In principle, each students writes his/her own scientific report, but cooperation may apply - depending on group size. |
|
|
in the first part of the course, relevant aspects of speech production, speech perception, and acoustics are addressed. Thereafter, we discuss the theoretical and practical aspects of Automatic Speech Recognition.
Speech production is a process in which some message (a sequence of one or more discrete symbols e.g. a sequence of words or phonemes) is transformed into a continuous speech signal (spoken utterance). Due to the anatomical differences in articulator organs as well as to individual behavioural differences in how these organs are used during speech production, speech signals that represent the same message may show a tremendous amount of variation.
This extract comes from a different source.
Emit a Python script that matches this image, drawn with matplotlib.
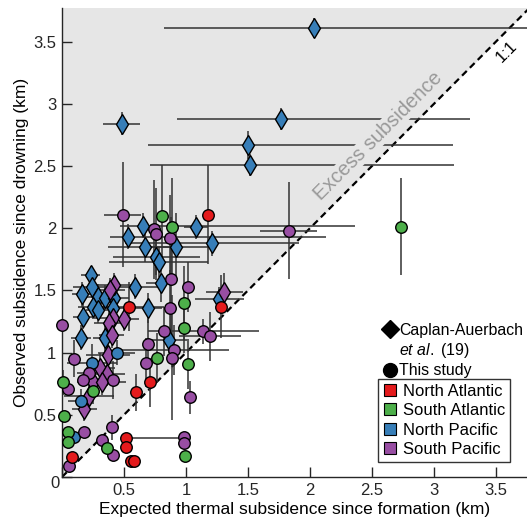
import matplotlib
matplotlib.use("Agg")
import matplotlib.pyplot as plt
from matplotlib.lines import Line2D
import numpy as np

plt.rcParams['font.family'] = 'Liberation Sans'
plt.rcParams['mathtext.fontset'] = 'custom'
plt.rcParams['mathtext.rm'] = 'Liberation Sans'
plt.rcParams['mathtext.it'] = 'Liberation Sans:italic'

colors = {"North Atlantic": "#e41a1c", "South Atlantic": "#4daf4a",
          "North Pacific": "#377eb8", "South Pacific": "#984ea3"}
regions = ["North Atlantic", "South Atlantic", "North Pacific", "South Pacific"]

# Caplan-Auerbach et al. (diamonds): x, y, x err lo/hi, y err
ca_np_x = [2.03, 0.48, 1.77, 1.50, 1.52, 0.65, 0.53, 1.08, 1.21, 0.67, 0.92, 0.76, 0.78, 0.80, 0.23,
           0.24, 0.16, 0.29, 0.35, 0.42, 0.59, 0.69, 0.25, 0.29, 0.41, 0.17, 0.15, 0.35, 0.86, 1.27]
ca_np_y = [3.61, 2.84, 2.88, 2.67, 2.51, 2.02, 1.93, 2.01, 1.88, 1.85, 1.85, 1.77, 1.73, 1.56, 1.62,
           1.53, 1.47, 1.45, 1.44, 1.44, 1.53, 1.36, 1.37, 1.34, 1.36, 1.29, 1.12, 1.12, 1.10, 1.43]
ca_np_xlo = [1.21, 0.15, 0.84, 0.81, 0.81, 0.18, 0.14, 0.10, 0.70, 0.30, 0.30, 0.35, 0.40, 0.12, 0.08,
             0.15, 0.08, 0.15, 0.10, 0.12, 0.20, 0.12, 0.12, 0.10, 0.10, 0.08, 0.08, 0.10, 0.15, 0.20]
ca_np_xhi = [1.90, 0.15, 1.52, 1.65, 1.64, 1.71, 1.60, 0.10, 0.70, 0.30, 0.30, 0.35, 0.40, 0.12, 0.08,
             0.15, 0.08, 0.15, 0.10, 0.12, 0.20, 0.12, 0.12, 0.10, 0.10, 0.08, 0.08, 0.10, 0.15, 0.20]
ca_np_yerr = [0.08, 0.09, 0.09, 0.11, 0.09, 0.10, 0.10, 0.10, 0.10, 0.12, 0.27, 0.15, 0.12, 0.15, 0.08,
              0.08, 0.10, 0.10, 0.10, 0.10, 0.10, 0.12, 0.10, 0.10, 0.10, 0.10, 0.10, 0.12, 0.10, 0.10]

ca_sp_x = [0.42, 0.39, 1.31, 0.41, 0.50, 0.38, 0.40, 0.37, 0.31, 0.36, 0.25, 0.32, 0.22, 0.18]
ca_sp_y = [1.54, 1.50, 1.49, 1.28, 1.27, 1.24, 1.14, 0.98, 0.88, 0.83, 0.76, 0.76, 0.65, 0.55]
ca_sp_xerr = [0.20, 0.12, 0.15, 0.15, 0.12, 0.12, 0.10, 0.18, 0.12, 0.15, 0.12, 0.20, 0.20, 0.10]
ca_sp_yerr = [0.10, 0.10, 0.15, 0.12, 0.10, 0.12, 0.10, 0.12, 0.12, 0.10, 0.12, 0.10, 0.10, 0.10]

# This study (circles)
na_x = [1.18, 0.54, 1.28, 0.71, 0.60, 0.52, 0.52, 0.56, 0.58, 0.08]
na_y = [2.11, 1.37, 1.37, 0.76, 0.68, 0.31, 0.24, 0.13, 0.13, 0.16]
na_xlo = [0, 0.28, 0, 0, 0, 0, 0, 0, 0, 0]
na_xhi = [0, 0.28, 0, 0, 0, 0.46, 0, 0, 0, 0]
na_yerr = [0.40, 0.20, 0.25, 0.20, 0.15, 0, 0, 0, 0, 0]

sa_x = [0.81, 0.89, 2.73, 0.98, 0.98, 0.77, 1.02, 0.01, 0.25, 0.02, 0.05, 0.05, 0.36, 0.99]
sa_y = [2.10, 2.01, 2.01, 1.40, 1.20, 0.96, 0.91, 0.76, 0.69, 0.49, 0.36, 0.28, 0.23, 0.17]
sa_xerr = [0, 0, 0, 0, 0, 0, 0, 0, 0, 0, 0, 0, 0, 0]
sa_yerr = [0.41, 0.39, 0.39, 0.30, 0.20, 0.20, 0.20, 0.10, 0.10, 0, 0, 0, 0, 0]

np_x = [0.44, 0.24, 0.15, 0.10]
np_y = [1.00, 0.92, 0.61, 0.32]
np_xerr = [0.15, 0.20, 0.10, 0]
np_yerr = [0.10, 0.15, 0.10, 0]

sp_x = [0.49, 0.74, 0.76, 0.87, 1.83, 0.88, 1.02, 0.87, 0.00, 0.82, 1.14, 1.19, 0.69, 0.90, 0.10,
        0.89, 0.68, 0.22, 0.17, 0.41, 0.05, 1.03, 0.40, 0.18, 0.32, 0.98, 0.98, 0.41, 0.06]
sp_y = [2.11, 1.99, 1.95, 1.92, 1.98, 1.59, 1.53, 1.36, 1.22, 1.17, 1.17, 1.13, 1.07, 1.02, 0.95,
        0.96, 0.92, 0.84, 0.78, 0.78, 0.71, 0.64, 0.40, 0.36, 0.30, 0.32, 0.27, 0.18, 0.09]
sp_xerr = [0.15, 0, 0, 0, 0.23, 0, 0, 0, 0, 0, 0.45, 0.25, 0, 0.45, 0,
           0, 0, 0.10, 0, 0, 0, 0, 0, 0, 0, 0, 0, 0, 0]
sp_yerr = [0.42, 0.40, 0.37, 0.35, 0.39, 0.50, 0.20, 0.30, 0, 0.20, 0.10, 0.20, 0.20, 0.20, 0.15,
           0.50, 0.20, 0, 0, 0.15, 0, 0.13, 0.10, 0, 0, 0, 0, 0, 0]

xmax, ymax = 3.75, 3.77

fig = plt.figure(figsize=(5.27, 5.18), dpi=100)
ax = fig.add_axes([62/527, 1 - 477/518, 465/527, 469/518])

# shaded excess-subsidence region and 1:1 line
ax.fill_between([0, 4], [0, 4], 4, color='#e6e6e6', lw=0, zorder=0)
ax.plot([0, 4], [0, 4], color='k', lw=1.6, ls=(0, (3, 2)), zorder=1)

eb = dict(fmt='none', ecolor='0.2', elinewidth=1.1, capsize=0, zorder=2)
ax.errorbar(ca_np_x, ca_np_y, xerr=[ca_np_xlo, ca_np_xhi], yerr=ca_np_yerr, **eb)
ax.errorbar(ca_sp_x, ca_sp_y, xerr=ca_sp_xerr, yerr=ca_sp_yerr, **eb)
ax.errorbar(na_x, na_y, xerr=[na_xlo, na_xhi], yerr=na_yerr, **eb)
ax.errorbar(sa_x, sa_y, xerr=sa_xerr, yerr=sa_yerr, **eb)
ax.errorbar(np_x, np_y, xerr=np_xerr, yerr=np_yerr, **eb)
ax.errorbar(sp_x, sp_y, xerr=sp_xerr, yerr=sp_yerr, **eb)

ax.text(2.55, 2.74, "Excess subsidence", rotation=45, color='0.6', fontsize=14.5,
        ha='center', va='center', zorder=3,
        bbox=dict(facecolor='#e6e6e6', edgecolor='none', pad=0.5))
ax.text(3.59, 3.42, "1:1", rotation=45, fontsize=12, ha='center', va='center', zorder=3)

dia = dict(ls='none', marker='d', ms=10.5, mec='k', mew=1, zorder=4, clip_on=False)
ax.plot(ca_np_x, ca_np_y, mfc=colors["North Pacific"], **dia)
ax.plot(ca_sp_x, ca_sp_y, mfc=colors["South Pacific"], **dia)

circ = dict(ls='none', marker='o', ms=8.3, mec='k', mew=1, zorder=5, clip_on=False)
ax.plot(np_x, np_y, mfc=colors["North Pacific"], **circ)
ax.plot(sp_x, sp_y, mfc=colors["South Pacific"], **circ)
ax.plot(sa_x, sa_y, mfc=colors["South Atlantic"], **circ)
ax.plot(na_x, na_y, mfc=colors["North Atlantic"], **circ)

ax.set_xlim(0, xmax)
ax.set_ylim(0, ymax)
ticks = [0, 0.5, 1, 1.5, 2, 2.5, 3, 3.5]
labels = ["", "0.5", "1", "1.5", "2", "2.5", "3", "3.5"]
ax.set_xticks(ticks, labels)
ax.set_yticks(ticks, labels)
ax.tick_params(direction='in', length=7, width=1, labelsize=12, pad=4, colors='0.15')
ax.text(-0.015, -0.013, "0", transform=ax.transAxes, fontsize=12, ha='center', va='center',
        color='0.15')
for s in ['top', 'right']:
    ax.spines[s].set_visible(False)
for s in ['left', 'bottom']:
    ax.spines[s].set_color('0.15')
    ax.spines[s].set_linewidth(1)

ax.set_xlabel("Expected thermal subsidence since formation (km)", fontsize=12.5, labelpad=3)
ax.set_ylabel("Observed subsidence since drowning (km)", fontsize=12.5, labelpad=3)

# source legend
src_handles = [Line2D([], [], ls='none', marker='D', ms=9, mfc='k', mec='k'),
               Line2D([], [], ls='none'),
               Line2D([], [], ls='none', marker='o', ms=10, mfc='k', mec='k')]
src_labels = ["Caplan-Auerbach", r"$\it{et\ al.}$ ($\it{19}$)", "This study"]
leg1 = ax.legend(src_handles, src_labels, loc='upper left', bbox_to_anchor=(0.678, 0.342),
                 frameon=False, fontsize=11.4, handlelength=0.8, handletextpad=0.2,
                 labelspacing=0.2, borderaxespad=0)
ax.add_artist(leg1)

reg_handles = [Line2D([], [], ls='none', marker='s', ms=9, mfc=colors[r], mec='k', mew=0.8)
               for r in regions]
leg2 = ax.legend(reg_handles, regions, loc='upper left', bbox_to_anchor=(0.680, 0.209),
                 frameon=True, fancybox=False, edgecolor='k', fontsize=12,
                 handlelength=0.8, handletextpad=0.4, labelspacing=0.26,
                 borderpad=0.3, borderaxespad=0)
leg2.get_frame().set_linewidth(1)

fig.savefig("out.png", dpi=100)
Next, we address the question how the reverse process might take place, i.e., the decoding of a spoken utterance in terms of discrete elements (e.g. words, phonemes). In particular, we will explore various approaches for Automatic Speech Recognition (ASR), including the hidden Markov models (HMMs) based ASR, and the artificial net based approaches in ASR.
Lectures are given to provide students with background knowledge on ASR. Students will define their own research questions which can be answered by means of ASR technology. Students meet on a regular basis to present their progress to fellow students and to discuss any challenges encountered. A scientific report is written on the research carried out. Depending on the topics chosen, this report is individual or team-work.
|
|
|